An AVF represent the first choice in patients who undergo hemodialysis because some complications, such as infection, stenosis, thrombosis, ischemia, and aneurysms, could develop [5,6,24]. Aneurysmal dilatation occurs on the arterialised vein, resulting in impairment of sites available for cannulation, thrombosis, and rupture, accompanied by massive hemorrhage, skin atrophy, ulceration, and infection; in addition, this complication significantly reduces the patient’s quality of life [25].

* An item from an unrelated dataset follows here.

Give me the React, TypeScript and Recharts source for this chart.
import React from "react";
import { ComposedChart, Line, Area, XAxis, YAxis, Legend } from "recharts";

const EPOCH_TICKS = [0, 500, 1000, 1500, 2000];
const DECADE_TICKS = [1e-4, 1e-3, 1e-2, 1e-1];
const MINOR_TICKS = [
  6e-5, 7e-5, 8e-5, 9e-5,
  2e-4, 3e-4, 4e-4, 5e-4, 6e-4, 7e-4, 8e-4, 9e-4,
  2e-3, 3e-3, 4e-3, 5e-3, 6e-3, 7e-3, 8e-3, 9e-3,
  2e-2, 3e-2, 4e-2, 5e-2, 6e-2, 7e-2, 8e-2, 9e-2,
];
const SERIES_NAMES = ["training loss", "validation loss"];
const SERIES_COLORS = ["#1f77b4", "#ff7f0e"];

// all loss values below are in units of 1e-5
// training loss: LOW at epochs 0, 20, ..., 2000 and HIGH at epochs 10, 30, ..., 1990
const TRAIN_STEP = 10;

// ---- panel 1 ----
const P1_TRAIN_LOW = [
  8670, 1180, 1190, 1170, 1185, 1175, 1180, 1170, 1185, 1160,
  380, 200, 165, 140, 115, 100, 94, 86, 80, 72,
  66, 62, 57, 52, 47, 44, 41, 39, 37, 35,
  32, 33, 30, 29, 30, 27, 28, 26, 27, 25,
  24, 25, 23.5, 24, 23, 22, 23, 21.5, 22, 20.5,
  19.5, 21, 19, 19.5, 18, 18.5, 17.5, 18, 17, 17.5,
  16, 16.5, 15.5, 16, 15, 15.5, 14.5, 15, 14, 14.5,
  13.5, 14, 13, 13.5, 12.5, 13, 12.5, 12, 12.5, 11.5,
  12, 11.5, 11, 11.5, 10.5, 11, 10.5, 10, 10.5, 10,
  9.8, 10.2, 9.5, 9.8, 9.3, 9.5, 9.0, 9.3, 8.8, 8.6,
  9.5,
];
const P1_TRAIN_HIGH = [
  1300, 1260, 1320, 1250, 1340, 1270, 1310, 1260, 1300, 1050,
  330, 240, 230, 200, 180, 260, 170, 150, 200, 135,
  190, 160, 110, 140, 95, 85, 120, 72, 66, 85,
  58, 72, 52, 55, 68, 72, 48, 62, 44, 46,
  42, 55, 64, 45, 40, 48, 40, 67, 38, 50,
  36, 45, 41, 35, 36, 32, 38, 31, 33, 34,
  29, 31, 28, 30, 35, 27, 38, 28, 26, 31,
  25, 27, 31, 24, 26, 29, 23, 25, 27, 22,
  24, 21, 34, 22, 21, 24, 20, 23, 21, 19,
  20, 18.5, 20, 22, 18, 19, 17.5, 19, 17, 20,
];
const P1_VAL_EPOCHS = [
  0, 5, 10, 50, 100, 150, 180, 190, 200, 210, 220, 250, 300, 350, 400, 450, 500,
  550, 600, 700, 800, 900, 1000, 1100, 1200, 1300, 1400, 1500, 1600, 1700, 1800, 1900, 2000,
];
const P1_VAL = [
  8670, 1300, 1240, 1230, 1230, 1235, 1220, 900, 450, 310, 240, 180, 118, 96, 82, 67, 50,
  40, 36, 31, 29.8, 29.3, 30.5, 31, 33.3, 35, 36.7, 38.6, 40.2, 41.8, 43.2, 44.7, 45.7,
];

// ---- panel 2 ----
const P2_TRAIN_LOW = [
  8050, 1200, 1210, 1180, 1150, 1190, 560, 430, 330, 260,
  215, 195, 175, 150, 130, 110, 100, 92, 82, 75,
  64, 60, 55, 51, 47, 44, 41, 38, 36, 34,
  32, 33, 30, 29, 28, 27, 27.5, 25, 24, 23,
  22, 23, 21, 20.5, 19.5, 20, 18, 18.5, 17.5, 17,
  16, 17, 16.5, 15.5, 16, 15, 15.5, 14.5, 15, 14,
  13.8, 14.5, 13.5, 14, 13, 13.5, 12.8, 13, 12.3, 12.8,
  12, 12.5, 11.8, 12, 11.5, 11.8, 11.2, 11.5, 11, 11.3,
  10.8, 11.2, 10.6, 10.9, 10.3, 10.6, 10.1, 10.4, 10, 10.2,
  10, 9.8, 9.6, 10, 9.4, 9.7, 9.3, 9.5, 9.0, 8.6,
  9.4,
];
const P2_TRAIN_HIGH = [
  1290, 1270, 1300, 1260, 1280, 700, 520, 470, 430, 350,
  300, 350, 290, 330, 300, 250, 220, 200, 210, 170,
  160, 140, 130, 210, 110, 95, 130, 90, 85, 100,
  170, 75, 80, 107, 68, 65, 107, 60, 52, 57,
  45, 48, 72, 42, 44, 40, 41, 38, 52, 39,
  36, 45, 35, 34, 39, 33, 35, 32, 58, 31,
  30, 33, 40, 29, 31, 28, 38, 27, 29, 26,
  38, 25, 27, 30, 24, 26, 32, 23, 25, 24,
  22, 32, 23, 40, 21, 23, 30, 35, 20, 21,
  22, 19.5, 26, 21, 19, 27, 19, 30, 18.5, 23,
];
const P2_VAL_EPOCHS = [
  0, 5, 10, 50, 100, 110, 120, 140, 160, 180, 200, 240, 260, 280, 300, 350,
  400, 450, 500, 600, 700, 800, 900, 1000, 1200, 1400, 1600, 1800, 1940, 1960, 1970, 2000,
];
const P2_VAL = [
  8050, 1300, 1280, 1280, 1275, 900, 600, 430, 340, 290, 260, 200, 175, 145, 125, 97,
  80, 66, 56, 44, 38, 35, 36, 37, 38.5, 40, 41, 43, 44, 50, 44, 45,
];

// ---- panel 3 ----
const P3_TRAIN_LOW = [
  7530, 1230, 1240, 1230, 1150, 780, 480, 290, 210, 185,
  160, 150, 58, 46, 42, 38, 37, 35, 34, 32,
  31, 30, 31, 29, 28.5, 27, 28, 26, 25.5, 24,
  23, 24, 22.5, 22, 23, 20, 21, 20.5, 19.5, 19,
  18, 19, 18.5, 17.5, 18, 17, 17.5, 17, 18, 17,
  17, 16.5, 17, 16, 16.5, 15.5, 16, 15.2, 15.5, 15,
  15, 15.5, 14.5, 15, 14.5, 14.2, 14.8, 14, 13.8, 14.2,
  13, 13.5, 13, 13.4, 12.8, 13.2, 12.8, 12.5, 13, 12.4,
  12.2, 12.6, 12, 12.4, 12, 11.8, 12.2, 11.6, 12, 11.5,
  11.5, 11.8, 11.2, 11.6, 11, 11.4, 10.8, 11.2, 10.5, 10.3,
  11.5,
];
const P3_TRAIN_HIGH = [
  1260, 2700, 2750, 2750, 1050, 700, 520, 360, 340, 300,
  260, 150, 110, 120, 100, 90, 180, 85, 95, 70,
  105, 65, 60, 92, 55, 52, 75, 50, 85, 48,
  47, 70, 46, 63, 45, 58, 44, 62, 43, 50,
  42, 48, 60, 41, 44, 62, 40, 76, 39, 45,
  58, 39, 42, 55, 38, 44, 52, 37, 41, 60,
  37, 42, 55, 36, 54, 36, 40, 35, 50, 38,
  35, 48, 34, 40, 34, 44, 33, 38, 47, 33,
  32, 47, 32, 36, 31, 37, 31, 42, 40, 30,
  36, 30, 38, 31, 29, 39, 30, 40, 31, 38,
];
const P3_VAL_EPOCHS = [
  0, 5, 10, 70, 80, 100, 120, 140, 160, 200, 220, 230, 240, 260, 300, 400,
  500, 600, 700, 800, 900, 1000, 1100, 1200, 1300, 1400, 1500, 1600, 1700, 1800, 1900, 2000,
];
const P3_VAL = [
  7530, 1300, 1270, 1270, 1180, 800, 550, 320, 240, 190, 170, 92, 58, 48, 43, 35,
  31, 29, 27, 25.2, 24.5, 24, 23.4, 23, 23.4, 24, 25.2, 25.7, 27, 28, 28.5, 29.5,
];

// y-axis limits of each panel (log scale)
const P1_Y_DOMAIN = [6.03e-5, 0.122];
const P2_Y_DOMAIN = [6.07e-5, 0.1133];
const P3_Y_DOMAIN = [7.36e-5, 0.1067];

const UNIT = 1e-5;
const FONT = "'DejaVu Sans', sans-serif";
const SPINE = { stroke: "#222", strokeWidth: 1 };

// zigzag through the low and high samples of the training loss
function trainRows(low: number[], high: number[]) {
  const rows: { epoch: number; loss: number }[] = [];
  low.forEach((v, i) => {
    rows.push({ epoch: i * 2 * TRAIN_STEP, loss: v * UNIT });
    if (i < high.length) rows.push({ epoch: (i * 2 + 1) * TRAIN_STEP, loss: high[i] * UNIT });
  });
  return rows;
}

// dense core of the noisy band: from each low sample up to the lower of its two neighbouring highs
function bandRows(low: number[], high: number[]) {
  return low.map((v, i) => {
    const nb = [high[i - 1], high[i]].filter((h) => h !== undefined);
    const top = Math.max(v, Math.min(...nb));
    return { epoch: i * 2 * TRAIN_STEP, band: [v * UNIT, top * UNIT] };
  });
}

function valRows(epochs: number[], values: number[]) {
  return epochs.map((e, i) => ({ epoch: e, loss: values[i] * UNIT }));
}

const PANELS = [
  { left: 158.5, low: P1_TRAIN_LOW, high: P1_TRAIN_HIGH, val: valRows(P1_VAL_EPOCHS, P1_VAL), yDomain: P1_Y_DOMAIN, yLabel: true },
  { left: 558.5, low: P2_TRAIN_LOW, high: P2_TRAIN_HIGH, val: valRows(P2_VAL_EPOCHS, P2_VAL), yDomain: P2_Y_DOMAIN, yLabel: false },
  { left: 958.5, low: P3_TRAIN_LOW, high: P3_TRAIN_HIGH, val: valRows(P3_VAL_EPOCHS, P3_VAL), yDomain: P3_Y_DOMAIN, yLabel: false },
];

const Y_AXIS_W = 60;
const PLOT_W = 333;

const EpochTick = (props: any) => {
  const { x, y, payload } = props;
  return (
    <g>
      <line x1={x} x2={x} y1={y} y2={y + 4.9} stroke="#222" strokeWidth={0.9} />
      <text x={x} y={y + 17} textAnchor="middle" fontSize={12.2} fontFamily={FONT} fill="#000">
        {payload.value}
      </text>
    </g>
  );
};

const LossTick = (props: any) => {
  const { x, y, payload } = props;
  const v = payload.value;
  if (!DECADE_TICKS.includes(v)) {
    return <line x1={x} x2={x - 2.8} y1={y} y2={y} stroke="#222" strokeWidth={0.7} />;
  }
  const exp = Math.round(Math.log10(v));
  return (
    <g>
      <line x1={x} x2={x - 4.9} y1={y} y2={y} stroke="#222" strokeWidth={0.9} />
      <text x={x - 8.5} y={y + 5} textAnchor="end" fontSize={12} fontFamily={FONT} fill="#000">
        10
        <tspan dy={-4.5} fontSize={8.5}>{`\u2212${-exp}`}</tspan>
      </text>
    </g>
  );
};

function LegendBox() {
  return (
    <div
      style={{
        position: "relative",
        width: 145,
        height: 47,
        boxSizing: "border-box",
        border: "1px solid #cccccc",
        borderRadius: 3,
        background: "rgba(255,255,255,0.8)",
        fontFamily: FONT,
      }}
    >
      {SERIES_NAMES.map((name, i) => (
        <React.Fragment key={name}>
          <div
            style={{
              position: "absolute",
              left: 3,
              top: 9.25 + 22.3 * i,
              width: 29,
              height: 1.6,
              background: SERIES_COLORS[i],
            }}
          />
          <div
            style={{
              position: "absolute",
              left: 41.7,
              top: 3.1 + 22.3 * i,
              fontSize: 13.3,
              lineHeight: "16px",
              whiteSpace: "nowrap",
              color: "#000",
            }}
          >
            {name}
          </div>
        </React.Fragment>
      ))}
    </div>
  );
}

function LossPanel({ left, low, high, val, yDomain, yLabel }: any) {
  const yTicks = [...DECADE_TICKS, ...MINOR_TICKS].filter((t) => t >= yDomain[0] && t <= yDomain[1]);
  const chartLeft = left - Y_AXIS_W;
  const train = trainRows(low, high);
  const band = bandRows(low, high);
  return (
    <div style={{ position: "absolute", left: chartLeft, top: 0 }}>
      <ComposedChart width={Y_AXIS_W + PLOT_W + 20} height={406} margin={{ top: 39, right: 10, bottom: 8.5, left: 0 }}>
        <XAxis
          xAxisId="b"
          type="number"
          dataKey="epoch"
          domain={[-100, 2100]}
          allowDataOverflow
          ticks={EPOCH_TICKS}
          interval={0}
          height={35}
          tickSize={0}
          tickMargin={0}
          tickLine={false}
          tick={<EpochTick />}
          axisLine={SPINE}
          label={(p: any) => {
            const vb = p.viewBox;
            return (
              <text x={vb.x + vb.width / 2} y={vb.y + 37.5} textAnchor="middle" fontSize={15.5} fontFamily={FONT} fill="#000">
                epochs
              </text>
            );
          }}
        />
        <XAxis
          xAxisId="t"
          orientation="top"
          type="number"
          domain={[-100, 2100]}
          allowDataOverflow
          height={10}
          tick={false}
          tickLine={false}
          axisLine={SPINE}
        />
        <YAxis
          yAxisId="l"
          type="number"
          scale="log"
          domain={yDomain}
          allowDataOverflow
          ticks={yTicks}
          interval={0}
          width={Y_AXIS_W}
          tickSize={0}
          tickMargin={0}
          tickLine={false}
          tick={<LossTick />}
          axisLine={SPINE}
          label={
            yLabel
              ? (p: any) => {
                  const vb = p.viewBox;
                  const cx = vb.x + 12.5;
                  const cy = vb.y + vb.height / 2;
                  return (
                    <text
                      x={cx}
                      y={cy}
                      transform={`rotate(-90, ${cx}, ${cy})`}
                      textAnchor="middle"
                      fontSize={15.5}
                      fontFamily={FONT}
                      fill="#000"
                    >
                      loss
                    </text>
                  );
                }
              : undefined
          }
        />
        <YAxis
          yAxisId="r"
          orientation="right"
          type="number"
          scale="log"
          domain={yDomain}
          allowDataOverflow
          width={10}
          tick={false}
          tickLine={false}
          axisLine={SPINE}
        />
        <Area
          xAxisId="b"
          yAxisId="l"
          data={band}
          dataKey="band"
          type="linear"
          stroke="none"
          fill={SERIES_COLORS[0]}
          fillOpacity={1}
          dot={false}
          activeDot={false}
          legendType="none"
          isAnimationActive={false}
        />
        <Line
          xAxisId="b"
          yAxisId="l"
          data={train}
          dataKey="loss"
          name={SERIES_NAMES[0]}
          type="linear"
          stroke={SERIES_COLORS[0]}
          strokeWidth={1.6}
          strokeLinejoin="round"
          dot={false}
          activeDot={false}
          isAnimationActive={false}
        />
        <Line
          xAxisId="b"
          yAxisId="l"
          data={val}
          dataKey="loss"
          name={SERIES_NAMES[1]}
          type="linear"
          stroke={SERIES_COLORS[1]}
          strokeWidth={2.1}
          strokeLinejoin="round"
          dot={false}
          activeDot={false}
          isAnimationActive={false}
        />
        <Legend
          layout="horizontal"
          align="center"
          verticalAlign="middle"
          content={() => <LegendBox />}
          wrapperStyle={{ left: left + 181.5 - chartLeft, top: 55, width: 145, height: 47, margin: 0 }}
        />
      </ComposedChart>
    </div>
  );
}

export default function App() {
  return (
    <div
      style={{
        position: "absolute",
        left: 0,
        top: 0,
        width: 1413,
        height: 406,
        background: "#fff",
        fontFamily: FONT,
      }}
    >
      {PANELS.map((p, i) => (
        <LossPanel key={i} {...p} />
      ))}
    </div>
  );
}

The cause of the dilatation was degenerative mechanisms in the vein wall that resulted from repeated cannulation during dialysis, the increased blood pressure in the arterialized vein and the repeated angioplasty for the treatment of recurrent stenosis [26].

MMPs, a family of zinc-dependent enzymes that degrade the extracellular matrix play a central role in the pathophysiology of aneurysmal disease [8], as well as in several venous and arterial diseases [922]. As previously reported, MMP-1, MMP-3, and MMP-8 are involved in chronic diseases in which inflammation is the main pathophysiological event. In the present case, we recorded high plasmatic levels of MMP-1, MMP-8, MMP-9, and NGAL at admission that could represent the effect of chronic exposure of collagenous fibers to inflammation [9], with loss of integrity in the vascular layers. Moreover, we documented a decrease of both MMPs and NGAL after the surgery in a time-dependent pattern, suggesting an improvement of inflammatory pathway.

In conclusion, we suggest that MMPs and NGAL could represent markers of aneurysmal disease; and an evaluation in the plasma could help physicians to estimate the risk of complications in patients with AVF.

Figure 4
MMP-1 (A), MMP-8 (B), MMP-9 (C), and NGAL (D) plasma levels in an aneurysmatic patient measured by ELISA. In aneurysmatic patient, levels of MMPs were measured before surgery (T0), and 1 (T1), 3 (T2), and 6 (T3) months later. **p < 0.01 respect ...

Footnotes

Conflict of interest statement: Authors state no conflict of interes.